West Virginia No No No No. If an individual would still like to obtain this license, they may reach out to their county sheriff’s office for assistance.
Wisconsin No No No Yes. To acquire this license, submit an application online or send physical copies of the requested paperwork to the Department of Justice.
Wyoming No No No No, but still accessible to those who wish to obtain a CFP (contact your county sheriff’s office for more information).

How to Write a Firearm Bill of Sale

Step 1 – Download in Adobe PDF or Microsoft Word (.docx).

Step 2 – The Parties – The first 2 sections of the agreement require that both sides of the transaction identify themselves by entering the requested information. This information includes the following:


  • Name
  • Mailing Address
  • City
  • State
  • Zip
  • Driver’s License Number


  • Name
  • Mailing Address
  • City
  • State
  • Zip
  • Driver’s License Number

Step 3 – Firearm Description – After identifying the individuals taking part in the exchange, it is important that you indicate which gun is being sold or traded. Supply the form with the following details regarding the firearm:

  • Manufacturer (Make)
  • Model
  • Caliber
  • Serial Number

Step 4 – Transaction Details – This section allows users to specify the terms of the contract by entering the desired information into the corresponding spaces. Provide the requested details in the following order:

  • Sale Price (in word form)
  • Sale Price (in numerical form)
  • Date (month, day, last 2 digits of the year)
  • If this particular transaction involves a trade, check the necessary box and provide the essential information regarding the exchange of property.

Step 5 – Disclosure Section – This document comes equipped with 2 paragraphs containing several disclosure statements (one for the seller, one for the buyer). Each party must read the statements made within their designated section. If they agree that the declarations provided are true, they should produce a signature on the indicated line below.

Step 6 – Signatures – In order to solidify the document, all participating individuals involved in the sale or trade must provide the following actions/requirements:

  • Date of Signing (day, month, last 2 digits of the year)
  • Seller’s Signature and Printed Name
  • Buyer’s Signature and Printed Name

It is suggested that 2 witnesses observe the above-mentioned actions and then provide the following as confirmation:

  • Witness #1’s Signature and Printed Name
  • Witness #2’s Signature and Printed Name

(Note: It is recommended that all signatures are executed in the presence of a notary public. The official may then certify the validity of the document by completing the assigned sections. Proceed to “Step 7” for more details.)
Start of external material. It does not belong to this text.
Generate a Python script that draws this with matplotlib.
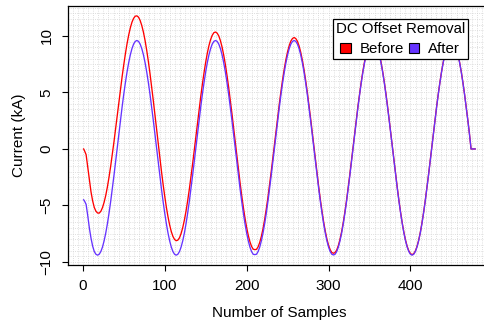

Step 7 – Acknowledgment of Notary Public – To strengthen the legality of the agreement, it is advised that an official retaining notarial powers witness all parties signing the document (be prepared to produce a valid form of photo ID). If satisfactory, the official will then complete the 2 specified sections (one for the seller, one for the buyer), which require the following information:

  • State
  • County
  • Date (day, month, last 2 digits of the year)
  • Name of the Seller/Buyer
  • Notary Public’s Signature
  • Date in which their commission expires.